De outro lado, a magistrada observou “que não há definição científica consensual sobre quem é índio. Ser indígena está além da questão racial ou da manutenção dos costumes ancestrais. Os indígenas são aqueles que reivindicam sua relação histórica e social com os grupos que aqui estavam antes da colonização europeia. Desse modo, os índios que vivem nas cidades ou que já incorporaram práticas do meio urbano ao seu cotidiano não perdem identidade nem são considerados menos indígenas. Além disso, identidade e pertencimento étnico não são conceitos estáticos, mas processos dinâmicos de construção individual e social. Dessa forma, não cabe ao Estado reconhecer quem é ou não indígena, mas garantir que sejam respeitados os processos individuais e sociais de construção e formação de identidades étnicas. Exatamente por essa razão a Convenção 169 da OIT não define quem são os povos indígenas ou tribais, mas estabelece o critério da autoidentificação como instrumento para que os próprios sujeitos de direito se identifiquem”.
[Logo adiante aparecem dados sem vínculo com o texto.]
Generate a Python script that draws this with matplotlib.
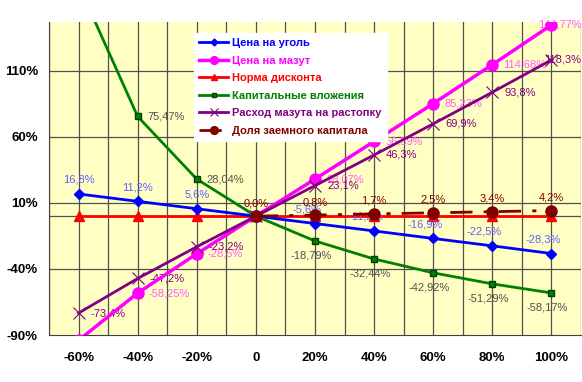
import numpy as np
from matplotlib import pyplot as plt

plt.rcParams['font.family'] = ['Liberation Sans', 'DejaVu Sans']

# исходные данные (в процентах)
categories = ['-60%', '-40%', '-20%', '0', '20%', '40%', '60%', '80%', '100%']
coal = [16.8, 11.2, 5.6, 0.0, -5.6, -11.2, -16.9, -22.5, -28.3]
mazut = [-94.0, -58.25, -28.5, 0.0, 28.07, 56.59, 85.23, 114.68, 144.77]
discount = [0, 0, 0, 0, 0, 0, 0, 0, 0]
capital = [175.0, 75.47, 28.04, 0.0, -18.79, -32.44, -42.92, -51.29, -58.17]
fuel = [-73.4, -47.2, -23.2, 0.0, 23.1, 46.3, 69.9, 93.8, 118.3]
debt = [np.nan, np.nan, np.nan, 0.0, 0.8, 1.7, 2.5, 3.4, 4.2]

names = ['Цена на уголь', 'Цена на мазут', 'Норма дисконта',
         'Капитальные вложения', 'Расход мазута на растопку', 'Доля заемного капитала']
yticks = [-90, -40, 10, 60, 110]


def fmt(v, nd):
    if nd is None:
        s = f'{v:g}%'
    else:
        s = f'{v:.{nd}f}%'
    return s.replace('.', ',')


x = np.arange(len(categories))

fig = plt.figure(figsize=(5.82, 3.82), dpi=100)
ax = fig.add_axes([49 / 582, 47 / 382, 532 / 582, 313 / 382])
ax.set_facecolor('#FFFFC4')

# сетка: вертикальные линии через полкатегории
for gx in np.arange(-0.5, 8.51, 0.5):
    ax.axvline(gx, color='#505050', lw=0.9, zorder=1)
for gy in yticks[1:]:
    ax.axhline(gy, color='#505050', lw=0.9, zorder=1)
ax.axhline(0, color='#505050', lw=0.9, zorder=1)

l1, = ax.plot(x, coal, color='#0000FF', lw=2, marker='D', ms=5, zorder=5)
l2, = ax.plot(x, mazut, color='#FF00FF', lw=2.5, marker='o', ms=8, zorder=5)
l3, = ax.plot(x, discount, color='#FF0000', lw=2, marker='^', ms=6.5, zorder=4)
l4, = ax.plot(x, capital, color='#008000', lw=2, marker='s', ms=4,
              mfc='#008000', mec='#004000', zorder=5)
l5, = ax.plot(x, fuel, color='#800080', lw=2, marker='x', ms=8, mew=0.8,
              zorder=5)
l6, = ax.plot(x, debt, color='#800000', lw=2, marker='o', ms=8,
              dashes=(8, 4, 1.5, 4), zorder=6)


def labels(vals, nd, color, dx, dy, ha='center', skip=(3,), last=None):
    for i, v in enumerate(vals):
        if i in skip or np.isnan(v):
            continue
        ox, oy = dx(i) if callable(dx) else dx, dy(i) if callable(dy) else dy
        h = ha
        if last is not None and i == len(vals) - 1:
            ox, h = last, 'left'
        ax.annotate(fmt(v, nd), (x[i], v), xytext=(ox, oy),
                    textcoords='offset pixels', ha=h, va='center',
                    fontsize=8, color=color, zorder=4.5, annotation_clip=True)


labels(coal, 1, '#5F5FFF', lambda i: 0 if i < 3 else -8, 14)
labels(mazut, None, '#FF5CFF', 11, 0, ha='left', skip=(0, 3), last=-13)
labels(capital, 2, '#505050', lambda i: 10 if i < 3 else -4,
       lambda i: 0 if i < 3 else -15, ha='center', skip=(0, 3))
labels(fuel, 1, '#800080', 12, 0, ha='left', last=-7)
labels(debt, 1, '#800000', 0, 13, skip=())

# подписи капитальных вложений справа от точки выровнены влево
for t in ax.texts:
    if t.get_text() in ('75,47%', '28,04%'):
        t.set_ha('left')

ax.set_xlim(-0.5, 8.5)
ax.set_ylim(-90, 147)
ax.set_xticks(x)
ax.set_xticklabels(categories)
ax.set_yticks(yticks)
ax.set_yticklabels([f'{t}%' for t in yticks])
ax.tick_params(length=0, labelsize=9.5)
for lab in ax.get_xticklabels() + ax.get_yticklabels():
    lab.set_fontweight('bold')
ax.tick_params(axis='y', pad=8)
ax.tick_params(axis='x', pad=12)
for s in ['top', 'right']:
    ax.spines[s].set_visible(False)
for s in ['left', 'bottom']:
    ax.spines[s].set_color('#404040')

leg = fig.legend([l1, l2, l3, l4, l5, l6], names, loc='upper left',
                 bbox_to_anchor=(188 / 582, 1 - 27 / 382), frameon=True,
                 fancybox=False, edgecolor='white', facecolor='white',
                 framealpha=1, prop={'size': 8, 'weight': 'bold'},
                 handlelength=2.6, handletextpad=0.4, labelspacing=0.68,
                 borderpad=0.5, markerscale=0.7)
for txt, ln in zip(leg.get_texts(), [l1, l2, l3, l4, l5, l6]):
    txt.set_color(ln.get_color())

fig.savefig('out.png', dpi=100)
A decisão ainda esclarece que “a própria Resolução nº. 03/2012 do CNJ/CNMP, (artigo 2º, §§1º, 2º e 3º) assegura o direito de incluir, a pedido do interessado, no assento de nascimento indígena, a identificação da etnia como sobrenome, bem como constar a aldeia de origem do indígena e a de seus pais. Na verdade, infere-se que este deve ser o procedimento adotado como regra geral”. O pedido do RANI é uma exceção prevista no §5º do art. 2º, da mencionada resolução, que assim dispõe: "Em caso de dúvida fundada acerca do pedido de registro, o registrador poderá exigir o RANI ou a presença de representante da FUNAI. Desse modo, não se pode inverter a lógica do sistema e aplicar a exceção como regra geral, como parece ser a conduta adotada pelo impetrado (...)”.
Em tempos de intensificação de ataques e desregulamentação de direitos, esta é uma decisão relevantíssima, não apenas porque protege o direito fundamental do povo Akroá Gamella à sua identificação civil, mas, também, por ser uma decisão pedagógica para cartórios, oficiais de registro e até mesmo para instituições brasileiras, como a própria FUNAI, contribuindo para a luta de crianças e famílias de outros povos indígenas.